#### Goal:
Only the lines from the start of the data through the line containing "const highLimits = [[55, 14.2], [60, 16.05], [65, 12.4]];" should be written out, exactly as they are, with both ends included and the pictures left out.
------------------------------------------------------------
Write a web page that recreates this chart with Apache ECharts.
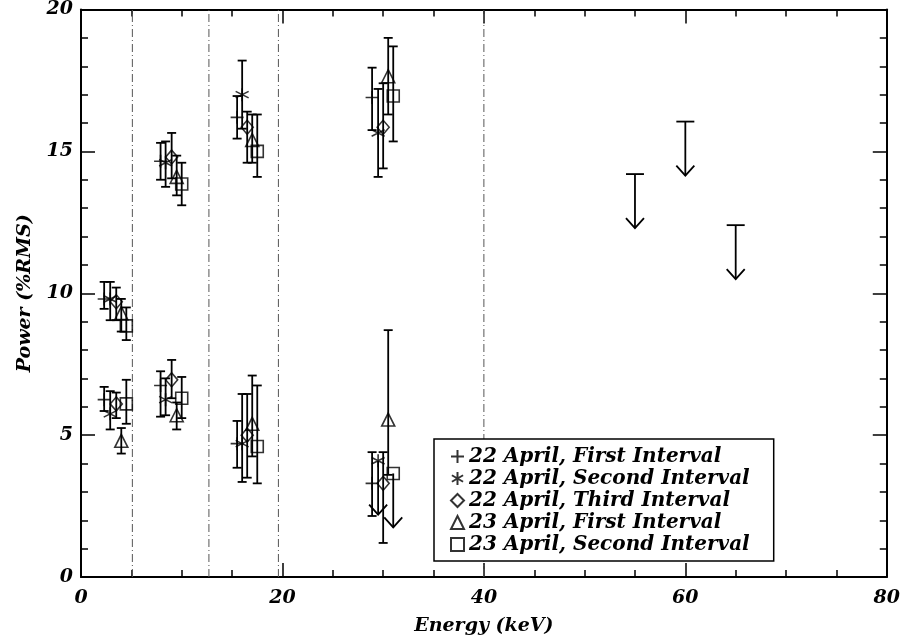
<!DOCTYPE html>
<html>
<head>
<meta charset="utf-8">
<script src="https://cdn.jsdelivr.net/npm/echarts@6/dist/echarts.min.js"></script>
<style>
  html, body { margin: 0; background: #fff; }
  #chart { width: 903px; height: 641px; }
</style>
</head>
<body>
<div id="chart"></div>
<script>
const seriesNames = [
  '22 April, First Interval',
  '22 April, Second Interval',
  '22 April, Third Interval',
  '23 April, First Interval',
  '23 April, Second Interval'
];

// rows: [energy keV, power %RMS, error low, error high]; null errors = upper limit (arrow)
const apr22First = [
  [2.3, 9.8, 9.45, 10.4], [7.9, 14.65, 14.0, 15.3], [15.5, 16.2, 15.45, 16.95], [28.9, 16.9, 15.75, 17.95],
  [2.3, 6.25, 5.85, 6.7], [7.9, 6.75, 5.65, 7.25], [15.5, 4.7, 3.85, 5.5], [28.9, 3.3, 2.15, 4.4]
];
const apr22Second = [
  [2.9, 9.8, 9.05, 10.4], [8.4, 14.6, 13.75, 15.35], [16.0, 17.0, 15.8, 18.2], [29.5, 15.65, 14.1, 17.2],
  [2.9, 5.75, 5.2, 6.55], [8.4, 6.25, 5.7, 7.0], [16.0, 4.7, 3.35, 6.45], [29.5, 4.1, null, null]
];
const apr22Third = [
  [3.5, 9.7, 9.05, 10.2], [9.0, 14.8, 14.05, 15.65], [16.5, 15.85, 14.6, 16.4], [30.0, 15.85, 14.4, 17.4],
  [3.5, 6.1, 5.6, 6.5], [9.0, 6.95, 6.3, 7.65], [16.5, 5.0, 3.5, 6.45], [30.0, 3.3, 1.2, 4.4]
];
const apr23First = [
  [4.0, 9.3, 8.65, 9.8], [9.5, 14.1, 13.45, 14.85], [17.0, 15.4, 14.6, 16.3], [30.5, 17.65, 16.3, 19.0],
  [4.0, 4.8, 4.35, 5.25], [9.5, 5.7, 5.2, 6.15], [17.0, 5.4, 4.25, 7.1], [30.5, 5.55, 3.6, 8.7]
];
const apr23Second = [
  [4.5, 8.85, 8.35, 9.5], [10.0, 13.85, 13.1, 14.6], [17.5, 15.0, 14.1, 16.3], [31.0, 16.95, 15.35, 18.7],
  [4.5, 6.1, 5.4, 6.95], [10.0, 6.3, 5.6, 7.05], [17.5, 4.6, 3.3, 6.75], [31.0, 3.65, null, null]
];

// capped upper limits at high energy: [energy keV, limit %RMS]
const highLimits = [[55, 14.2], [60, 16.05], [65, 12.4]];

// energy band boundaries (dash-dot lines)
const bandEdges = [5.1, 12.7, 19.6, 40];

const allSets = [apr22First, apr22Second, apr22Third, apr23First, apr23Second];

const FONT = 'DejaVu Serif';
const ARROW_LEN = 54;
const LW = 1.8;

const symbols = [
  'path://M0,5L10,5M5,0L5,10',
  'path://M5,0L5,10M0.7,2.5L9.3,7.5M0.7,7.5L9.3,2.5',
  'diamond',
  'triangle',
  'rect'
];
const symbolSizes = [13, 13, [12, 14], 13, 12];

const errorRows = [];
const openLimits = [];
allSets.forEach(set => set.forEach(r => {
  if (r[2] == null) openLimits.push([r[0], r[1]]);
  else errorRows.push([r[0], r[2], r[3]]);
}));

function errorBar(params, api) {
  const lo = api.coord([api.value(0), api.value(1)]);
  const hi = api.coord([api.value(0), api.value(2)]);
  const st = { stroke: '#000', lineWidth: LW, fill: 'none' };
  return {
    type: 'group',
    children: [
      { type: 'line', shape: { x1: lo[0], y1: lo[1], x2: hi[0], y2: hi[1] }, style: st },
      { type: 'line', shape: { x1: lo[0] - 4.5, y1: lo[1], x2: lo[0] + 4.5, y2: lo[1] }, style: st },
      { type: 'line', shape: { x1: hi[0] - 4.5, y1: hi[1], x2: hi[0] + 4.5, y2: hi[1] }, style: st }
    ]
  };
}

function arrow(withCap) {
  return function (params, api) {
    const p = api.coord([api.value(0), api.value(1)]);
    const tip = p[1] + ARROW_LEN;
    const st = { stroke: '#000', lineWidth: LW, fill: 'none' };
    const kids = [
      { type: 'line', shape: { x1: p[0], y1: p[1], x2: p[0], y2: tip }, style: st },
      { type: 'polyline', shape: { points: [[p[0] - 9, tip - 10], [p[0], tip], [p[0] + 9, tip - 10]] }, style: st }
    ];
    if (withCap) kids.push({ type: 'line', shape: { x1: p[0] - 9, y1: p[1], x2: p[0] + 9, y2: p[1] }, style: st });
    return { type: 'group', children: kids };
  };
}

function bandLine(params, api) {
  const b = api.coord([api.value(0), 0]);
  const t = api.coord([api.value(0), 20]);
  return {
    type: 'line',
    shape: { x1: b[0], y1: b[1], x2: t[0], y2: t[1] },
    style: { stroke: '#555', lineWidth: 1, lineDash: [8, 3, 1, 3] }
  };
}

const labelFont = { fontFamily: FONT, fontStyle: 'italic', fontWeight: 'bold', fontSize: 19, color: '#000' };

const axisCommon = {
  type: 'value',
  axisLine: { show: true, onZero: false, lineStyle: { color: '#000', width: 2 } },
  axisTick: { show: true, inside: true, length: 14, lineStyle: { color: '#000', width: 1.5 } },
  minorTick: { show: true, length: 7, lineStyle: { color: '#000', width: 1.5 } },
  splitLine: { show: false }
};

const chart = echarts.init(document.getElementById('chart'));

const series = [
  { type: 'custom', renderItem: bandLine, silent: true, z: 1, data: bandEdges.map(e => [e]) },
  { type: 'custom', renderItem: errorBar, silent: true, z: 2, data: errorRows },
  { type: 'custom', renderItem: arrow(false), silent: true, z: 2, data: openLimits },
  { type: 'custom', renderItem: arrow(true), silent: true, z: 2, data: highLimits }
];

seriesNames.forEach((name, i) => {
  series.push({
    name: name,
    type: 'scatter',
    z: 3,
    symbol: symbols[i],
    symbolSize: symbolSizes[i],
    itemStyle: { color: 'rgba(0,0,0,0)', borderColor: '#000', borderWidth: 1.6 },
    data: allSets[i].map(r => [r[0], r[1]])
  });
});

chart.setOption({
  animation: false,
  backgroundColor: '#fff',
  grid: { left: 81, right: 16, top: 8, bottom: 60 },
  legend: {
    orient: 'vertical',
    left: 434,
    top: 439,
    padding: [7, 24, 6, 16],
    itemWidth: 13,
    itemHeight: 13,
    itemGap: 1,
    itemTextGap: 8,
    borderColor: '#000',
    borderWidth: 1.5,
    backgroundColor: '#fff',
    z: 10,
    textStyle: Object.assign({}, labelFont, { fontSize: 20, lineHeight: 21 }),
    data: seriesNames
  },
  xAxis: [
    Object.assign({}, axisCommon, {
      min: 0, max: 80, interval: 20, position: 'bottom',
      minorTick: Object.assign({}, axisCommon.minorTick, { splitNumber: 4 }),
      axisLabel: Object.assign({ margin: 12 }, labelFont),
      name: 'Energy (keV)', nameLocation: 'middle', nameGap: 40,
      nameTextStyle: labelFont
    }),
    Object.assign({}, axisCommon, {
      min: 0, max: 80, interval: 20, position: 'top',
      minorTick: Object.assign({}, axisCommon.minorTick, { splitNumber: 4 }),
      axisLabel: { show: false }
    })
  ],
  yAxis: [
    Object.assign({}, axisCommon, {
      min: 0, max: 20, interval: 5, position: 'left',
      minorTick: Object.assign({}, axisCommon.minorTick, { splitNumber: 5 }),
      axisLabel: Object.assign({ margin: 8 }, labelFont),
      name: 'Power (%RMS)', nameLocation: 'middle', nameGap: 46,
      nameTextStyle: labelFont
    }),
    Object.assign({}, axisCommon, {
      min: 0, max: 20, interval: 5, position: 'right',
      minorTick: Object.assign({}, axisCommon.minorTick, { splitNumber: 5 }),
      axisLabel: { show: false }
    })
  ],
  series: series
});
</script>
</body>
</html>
------------------------------------------------------------
#### Solution to the exercise:
Write a web page that recreates this chart with Apache ECharts.
<!DOCTYPE html>
<html>
<head>
<meta charset="utf-8">
<script src="https://cdn.jsdelivr.net/npm/echarts@6/dist/echarts.min.js"></script>
<style>
  html, body { margin: 0; background: #fff; }
  #chart { width: 903px; height: 641px; }
</style>
</head>
<body>
<div id="chart"></div>
<script>
const seriesNames = [
  '22 April, First Interval',
  '22 April, Second Interval',
  '22 April, Third Interval',
  '23 April, First Interval',
  '23 April, Second Interval'
];

// rows: [energy keV, power %RMS, error low, error high]; null errors = upper limit (arrow)
const apr22First = [
  [2.3, 9.8, 9.45, 10.4], [7.9, 14.65, 14.0, 15.3], [15.5, 16.2, 15.45, 16.95], [28.9, 16.9, 15.75, 17.95],
  [2.3, 6.25, 5.85, 6.7], [7.9, 6.75, 5.65, 7.25], [15.5, 4.7, 3.85, 5.5], [28.9, 3.3, 2.15, 4.4]
];
const apr22Second = [
  [2.9, 9.8, 9.05, 10.4], [8.4, 14.6, 13.75, 15.35], [16.0, 17.0, 15.8, 18.2], [29.5, 15.65, 14.1, 17.2],
  [2.9, 5.75, 5.2, 6.55], [8.4, 6.25, 5.7, 7.0], [16.0, 4.7, 3.35, 6.45], [29.5, 4.1, null, null]
];
const apr22Third = [
  [3.5, 9.7, 9.05, 10.2], [9.0, 14.8, 14.05, 15.65], [16.5, 15.85, 14.6, 16.4], [30.0, 15.85, 14.4, 17.4],
  [3.5, 6.1, 5.6, 6.5], [9.0, 6.95, 6.3, 7.65], [16.5, 5.0, 3.5, 6.45], [30.0, 3.3, 1.2, 4.4]
];
const apr23First = [
  [4.0, 9.3, 8.65, 9.8], [9.5, 14.1, 13.45, 14.85], [17.0, 15.4, 14.6, 16.3], [30.5, 17.65, 16.3, 19.0],
  [4.0, 4.8, 4.35, 5.25], [9.5, 5.7, 5.2, 6.15], [17.0, 5.4, 4.25, 7.1], [30.5, 5.55, 3.6, 8.7]
];
const apr23Second = [
  [4.5, 8.85, 8.35, 9.5], [10.0, 13.85, 13.1, 14.6], [17.5, 15.0, 14.1, 16.3], [31.0, 16.95, 15.35, 18.7],
  [4.5, 6.1, 5.4, 6.95], [10.0, 6.3, 5.6, 7.05], [17.5, 4.6, 3.3, 6.75], [31.0, 3.65, null, null]
];

// capped upper limits at high energy: [energy keV, limit %RMS]
const highLimits = [[55, 14.2], [60, 16.05], [65, 12.4]];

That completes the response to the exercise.